TASK INSTRUCTIONS: Among the records that follow, set down only the lines from the one containing "Output the web" to the one containing "const cx = (d)", both included, exactly.

MATERIAL PROVIDED:

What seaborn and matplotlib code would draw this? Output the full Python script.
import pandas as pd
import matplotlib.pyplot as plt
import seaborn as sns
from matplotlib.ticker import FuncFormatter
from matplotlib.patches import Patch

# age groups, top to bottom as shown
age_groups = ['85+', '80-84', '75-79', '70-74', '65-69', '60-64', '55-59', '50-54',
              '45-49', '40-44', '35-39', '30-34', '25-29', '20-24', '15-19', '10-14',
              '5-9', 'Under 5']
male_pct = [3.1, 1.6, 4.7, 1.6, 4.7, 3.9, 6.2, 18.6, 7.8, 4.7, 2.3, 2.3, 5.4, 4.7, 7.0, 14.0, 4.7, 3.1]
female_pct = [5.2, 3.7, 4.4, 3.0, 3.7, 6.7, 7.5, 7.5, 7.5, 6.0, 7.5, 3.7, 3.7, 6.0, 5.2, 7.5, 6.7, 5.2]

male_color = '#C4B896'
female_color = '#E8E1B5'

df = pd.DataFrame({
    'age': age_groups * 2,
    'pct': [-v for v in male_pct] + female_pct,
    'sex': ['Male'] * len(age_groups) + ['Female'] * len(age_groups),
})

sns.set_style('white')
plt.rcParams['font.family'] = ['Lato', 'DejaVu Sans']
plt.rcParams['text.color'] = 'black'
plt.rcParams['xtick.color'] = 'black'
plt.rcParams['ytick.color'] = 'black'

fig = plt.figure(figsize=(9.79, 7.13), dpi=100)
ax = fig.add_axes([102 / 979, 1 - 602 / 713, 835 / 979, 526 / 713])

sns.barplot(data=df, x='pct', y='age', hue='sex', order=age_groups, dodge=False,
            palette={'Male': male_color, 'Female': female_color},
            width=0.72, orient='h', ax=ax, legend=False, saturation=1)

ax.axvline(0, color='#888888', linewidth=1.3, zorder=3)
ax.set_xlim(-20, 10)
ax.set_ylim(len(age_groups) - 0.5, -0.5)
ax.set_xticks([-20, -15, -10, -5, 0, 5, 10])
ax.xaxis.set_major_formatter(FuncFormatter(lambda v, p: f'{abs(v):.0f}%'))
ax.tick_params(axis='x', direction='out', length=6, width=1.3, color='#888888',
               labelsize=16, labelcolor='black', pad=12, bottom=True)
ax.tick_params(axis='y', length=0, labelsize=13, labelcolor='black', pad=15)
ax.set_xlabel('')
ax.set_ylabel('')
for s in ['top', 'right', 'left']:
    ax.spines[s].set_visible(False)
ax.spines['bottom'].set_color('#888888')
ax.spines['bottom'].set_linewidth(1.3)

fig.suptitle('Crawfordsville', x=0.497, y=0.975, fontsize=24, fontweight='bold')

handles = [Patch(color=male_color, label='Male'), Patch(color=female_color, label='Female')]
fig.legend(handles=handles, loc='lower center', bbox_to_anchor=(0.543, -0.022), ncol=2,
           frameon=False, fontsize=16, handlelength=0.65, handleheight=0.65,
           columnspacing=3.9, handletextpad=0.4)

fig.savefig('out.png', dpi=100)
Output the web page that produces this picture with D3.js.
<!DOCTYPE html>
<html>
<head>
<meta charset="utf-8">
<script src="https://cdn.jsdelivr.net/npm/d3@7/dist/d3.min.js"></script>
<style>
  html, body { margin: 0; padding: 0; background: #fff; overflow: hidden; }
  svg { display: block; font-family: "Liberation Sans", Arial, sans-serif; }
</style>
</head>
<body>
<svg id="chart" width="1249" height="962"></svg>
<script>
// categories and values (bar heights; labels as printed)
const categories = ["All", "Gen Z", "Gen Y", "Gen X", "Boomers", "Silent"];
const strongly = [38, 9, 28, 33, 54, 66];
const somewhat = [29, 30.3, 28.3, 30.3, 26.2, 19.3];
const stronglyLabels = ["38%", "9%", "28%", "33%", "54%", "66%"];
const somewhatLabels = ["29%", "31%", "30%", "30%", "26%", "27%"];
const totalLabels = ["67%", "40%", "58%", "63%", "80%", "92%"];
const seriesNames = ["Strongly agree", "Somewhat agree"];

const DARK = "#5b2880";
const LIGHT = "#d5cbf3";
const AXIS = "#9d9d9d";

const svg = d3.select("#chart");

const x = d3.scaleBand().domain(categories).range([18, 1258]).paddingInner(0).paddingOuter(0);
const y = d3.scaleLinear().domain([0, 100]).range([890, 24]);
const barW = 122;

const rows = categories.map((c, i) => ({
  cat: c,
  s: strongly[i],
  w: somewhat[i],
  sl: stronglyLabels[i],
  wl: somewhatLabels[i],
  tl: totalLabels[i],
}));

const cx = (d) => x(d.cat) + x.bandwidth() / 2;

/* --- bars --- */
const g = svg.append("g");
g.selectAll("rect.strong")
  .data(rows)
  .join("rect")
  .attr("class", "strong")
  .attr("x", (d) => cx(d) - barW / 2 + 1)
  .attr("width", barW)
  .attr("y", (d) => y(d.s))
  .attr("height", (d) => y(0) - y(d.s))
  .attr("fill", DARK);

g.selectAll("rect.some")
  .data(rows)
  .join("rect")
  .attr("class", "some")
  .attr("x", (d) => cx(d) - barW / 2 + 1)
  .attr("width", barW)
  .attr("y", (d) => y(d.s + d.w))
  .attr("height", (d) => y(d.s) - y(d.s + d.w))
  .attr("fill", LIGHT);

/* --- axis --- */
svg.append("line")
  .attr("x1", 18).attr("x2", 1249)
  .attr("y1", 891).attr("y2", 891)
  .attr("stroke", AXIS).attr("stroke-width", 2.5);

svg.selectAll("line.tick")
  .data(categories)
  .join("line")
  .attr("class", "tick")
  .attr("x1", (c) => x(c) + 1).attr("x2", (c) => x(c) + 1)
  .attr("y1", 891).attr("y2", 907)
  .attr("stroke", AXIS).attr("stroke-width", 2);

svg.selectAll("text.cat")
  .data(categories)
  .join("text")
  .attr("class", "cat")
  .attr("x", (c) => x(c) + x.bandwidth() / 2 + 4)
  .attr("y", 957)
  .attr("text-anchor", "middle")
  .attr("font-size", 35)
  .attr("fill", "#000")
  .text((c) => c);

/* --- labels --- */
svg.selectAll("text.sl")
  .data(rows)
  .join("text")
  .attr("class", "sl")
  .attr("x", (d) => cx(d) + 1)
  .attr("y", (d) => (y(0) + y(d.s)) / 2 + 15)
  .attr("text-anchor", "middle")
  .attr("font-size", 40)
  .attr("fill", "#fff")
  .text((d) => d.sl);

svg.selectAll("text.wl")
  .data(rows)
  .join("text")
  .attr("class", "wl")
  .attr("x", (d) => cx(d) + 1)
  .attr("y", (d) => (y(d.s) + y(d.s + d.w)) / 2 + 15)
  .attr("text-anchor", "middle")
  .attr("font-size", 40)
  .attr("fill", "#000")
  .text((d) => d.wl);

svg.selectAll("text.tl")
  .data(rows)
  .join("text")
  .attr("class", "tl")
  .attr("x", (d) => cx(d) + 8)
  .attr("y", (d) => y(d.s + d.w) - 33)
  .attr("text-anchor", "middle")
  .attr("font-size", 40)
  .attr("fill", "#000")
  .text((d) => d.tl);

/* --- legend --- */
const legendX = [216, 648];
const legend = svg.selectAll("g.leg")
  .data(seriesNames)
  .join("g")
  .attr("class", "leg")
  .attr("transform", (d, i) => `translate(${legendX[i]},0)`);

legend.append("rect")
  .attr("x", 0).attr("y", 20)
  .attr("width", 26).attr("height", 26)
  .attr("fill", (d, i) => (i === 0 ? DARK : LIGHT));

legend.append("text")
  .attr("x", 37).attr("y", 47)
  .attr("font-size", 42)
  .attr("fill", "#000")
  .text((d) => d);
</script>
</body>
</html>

==

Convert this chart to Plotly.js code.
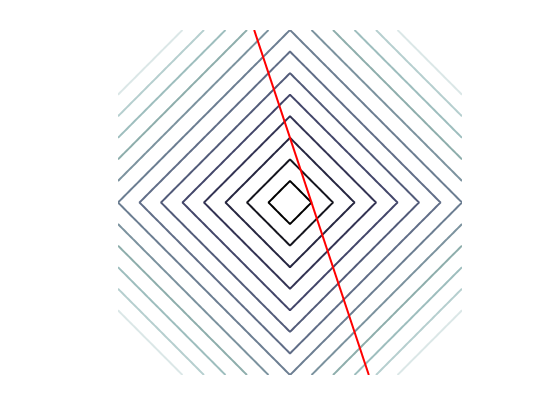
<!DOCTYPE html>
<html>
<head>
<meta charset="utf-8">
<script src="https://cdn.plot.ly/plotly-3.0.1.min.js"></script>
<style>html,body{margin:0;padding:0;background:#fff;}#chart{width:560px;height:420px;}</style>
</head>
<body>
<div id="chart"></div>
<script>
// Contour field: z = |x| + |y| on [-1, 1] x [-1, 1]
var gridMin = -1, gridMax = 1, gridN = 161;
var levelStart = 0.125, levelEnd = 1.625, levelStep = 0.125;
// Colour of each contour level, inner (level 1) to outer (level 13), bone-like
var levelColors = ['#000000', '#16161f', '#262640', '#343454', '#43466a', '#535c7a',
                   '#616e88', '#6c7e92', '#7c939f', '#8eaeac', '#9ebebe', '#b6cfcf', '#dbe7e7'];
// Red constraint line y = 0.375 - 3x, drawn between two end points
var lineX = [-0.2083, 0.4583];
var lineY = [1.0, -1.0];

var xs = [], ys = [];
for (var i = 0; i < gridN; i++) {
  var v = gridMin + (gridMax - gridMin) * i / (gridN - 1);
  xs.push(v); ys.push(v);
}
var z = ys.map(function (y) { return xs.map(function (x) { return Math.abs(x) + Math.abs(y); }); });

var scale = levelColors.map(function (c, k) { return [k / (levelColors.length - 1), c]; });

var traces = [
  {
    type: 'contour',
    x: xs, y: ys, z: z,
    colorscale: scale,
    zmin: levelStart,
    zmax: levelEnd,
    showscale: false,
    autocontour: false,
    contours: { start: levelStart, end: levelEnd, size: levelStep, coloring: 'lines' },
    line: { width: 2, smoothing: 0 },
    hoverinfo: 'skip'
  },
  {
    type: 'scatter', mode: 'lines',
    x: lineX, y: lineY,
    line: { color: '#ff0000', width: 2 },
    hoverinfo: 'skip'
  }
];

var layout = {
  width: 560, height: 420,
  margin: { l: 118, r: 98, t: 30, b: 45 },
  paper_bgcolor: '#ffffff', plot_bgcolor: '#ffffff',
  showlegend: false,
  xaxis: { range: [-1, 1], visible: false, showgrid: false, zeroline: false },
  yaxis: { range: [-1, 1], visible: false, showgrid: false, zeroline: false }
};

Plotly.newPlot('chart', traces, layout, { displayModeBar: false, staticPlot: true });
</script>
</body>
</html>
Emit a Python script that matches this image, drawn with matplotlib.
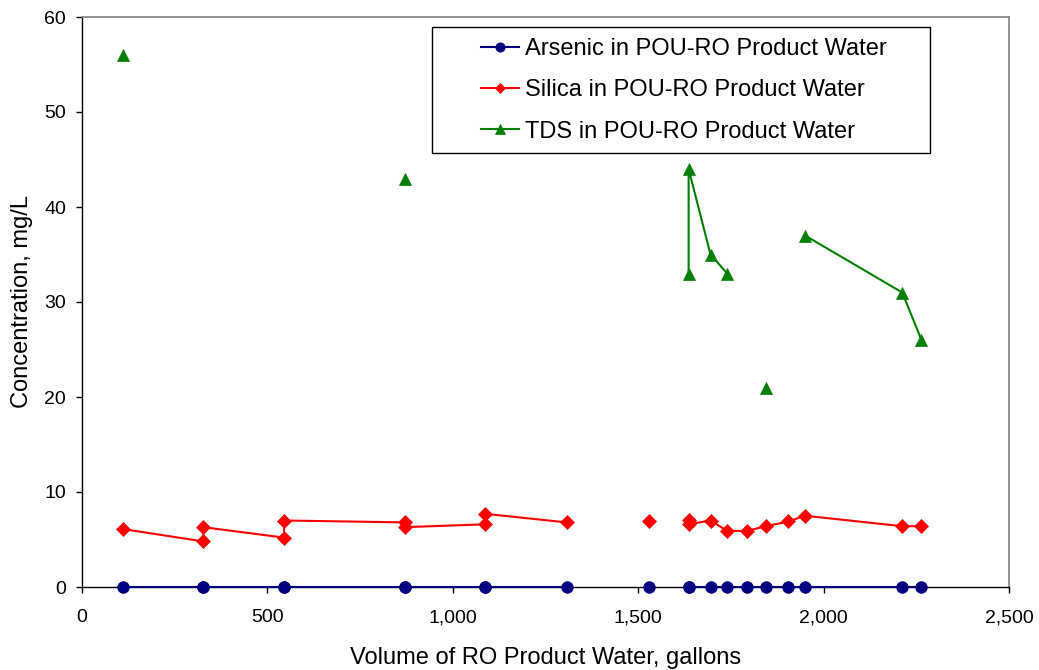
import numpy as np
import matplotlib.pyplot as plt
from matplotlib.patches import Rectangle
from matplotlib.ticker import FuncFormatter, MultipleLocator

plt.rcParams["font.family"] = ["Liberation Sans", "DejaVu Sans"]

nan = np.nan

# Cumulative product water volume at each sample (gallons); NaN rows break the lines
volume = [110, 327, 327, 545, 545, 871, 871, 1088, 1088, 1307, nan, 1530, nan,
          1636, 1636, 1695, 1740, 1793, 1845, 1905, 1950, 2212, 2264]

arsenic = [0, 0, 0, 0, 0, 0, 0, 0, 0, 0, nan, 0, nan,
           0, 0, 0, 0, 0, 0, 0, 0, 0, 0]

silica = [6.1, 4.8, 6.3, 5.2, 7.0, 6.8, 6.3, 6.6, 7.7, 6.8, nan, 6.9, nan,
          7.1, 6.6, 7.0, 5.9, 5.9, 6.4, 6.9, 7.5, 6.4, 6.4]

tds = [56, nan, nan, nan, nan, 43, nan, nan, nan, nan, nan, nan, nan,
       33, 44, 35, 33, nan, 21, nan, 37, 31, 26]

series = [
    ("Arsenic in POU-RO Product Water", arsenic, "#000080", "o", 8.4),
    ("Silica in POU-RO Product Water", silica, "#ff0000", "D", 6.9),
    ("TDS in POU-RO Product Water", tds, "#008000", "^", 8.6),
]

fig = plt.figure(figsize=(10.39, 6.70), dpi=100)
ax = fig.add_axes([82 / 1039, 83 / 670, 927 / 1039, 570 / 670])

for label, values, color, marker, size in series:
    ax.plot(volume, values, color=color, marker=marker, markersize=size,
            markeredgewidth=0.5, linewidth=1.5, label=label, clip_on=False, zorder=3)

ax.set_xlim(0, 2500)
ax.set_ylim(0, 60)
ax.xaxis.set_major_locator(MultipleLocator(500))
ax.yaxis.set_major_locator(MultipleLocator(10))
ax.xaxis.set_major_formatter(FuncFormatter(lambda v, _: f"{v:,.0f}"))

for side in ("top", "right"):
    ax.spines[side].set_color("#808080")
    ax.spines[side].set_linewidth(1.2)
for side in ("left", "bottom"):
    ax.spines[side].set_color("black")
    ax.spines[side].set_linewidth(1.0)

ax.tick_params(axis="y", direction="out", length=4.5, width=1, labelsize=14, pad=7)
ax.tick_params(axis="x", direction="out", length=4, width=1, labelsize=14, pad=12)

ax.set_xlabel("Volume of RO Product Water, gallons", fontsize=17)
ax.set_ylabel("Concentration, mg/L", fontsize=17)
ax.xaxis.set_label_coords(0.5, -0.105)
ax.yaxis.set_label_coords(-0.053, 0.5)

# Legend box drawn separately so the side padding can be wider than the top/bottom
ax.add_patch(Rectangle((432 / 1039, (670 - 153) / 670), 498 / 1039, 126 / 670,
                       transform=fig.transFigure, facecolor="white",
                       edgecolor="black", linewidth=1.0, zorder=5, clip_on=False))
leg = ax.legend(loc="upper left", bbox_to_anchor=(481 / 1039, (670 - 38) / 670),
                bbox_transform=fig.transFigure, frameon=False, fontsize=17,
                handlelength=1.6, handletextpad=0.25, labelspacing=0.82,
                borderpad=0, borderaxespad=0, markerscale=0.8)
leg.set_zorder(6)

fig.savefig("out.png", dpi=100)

ANSWER FOR THIS EXERCISE:
Output the web page that produces this picture with D3.js.
<!DOCTYPE html>
<html>
<head>
<meta charset="utf-8">
<script src="https://cdn.jsdelivr.net/npm/d3@7/dist/d3.min.js"></script>
<style>
  html, body { margin: 0; padding: 0; background: #fff; overflow: hidden; }
  svg { display: block; font-family: "Liberation Sans", Arial, sans-serif; }
</style>
</head>
<body>
<svg id="chart" width="1249" height="962"></svg>
<script>
// categories and values (bar heights; labels as printed)
const categories = ["All", "Gen Z", "Gen Y", "Gen X", "Boomers", "Silent"];
const strongly = [38, 9, 28, 33, 54, 66];
const somewhat = [29, 30.3, 28.3, 30.3, 26.2, 19.3];
const stronglyLabels = ["38%", "9%", "28%", "33%", "54%", "66%"];
const somewhatLabels = ["29%", "31%", "30%", "30%", "26%", "27%"];
const totalLabels = ["67%", "40%", "58%", "63%", "80%", "92%"];
const seriesNames = ["Strongly agree", "Somewhat agree"];

const DARK = "#5b2880";
const LIGHT = "#d5cbf3";
const AXIS = "#9d9d9d";

const svg = d3.select("#chart");

const x = d3.scaleBand().domain(categories).range([18, 1258]).paddingInner(0).paddingOuter(0);
const y = d3.scaleLinear().domain([0, 100]).range([890, 24]);
const barW = 122;

const rows = categories.map((c, i) => ({
  cat: c,
  s: strongly[i],
  w: somewhat[i],
  sl: stronglyLabels[i],
  wl: somewhatLabels[i],
  tl: totalLabels[i],
}));

const cx = (d) => x(d.cat) + x.bandwidth() / 2;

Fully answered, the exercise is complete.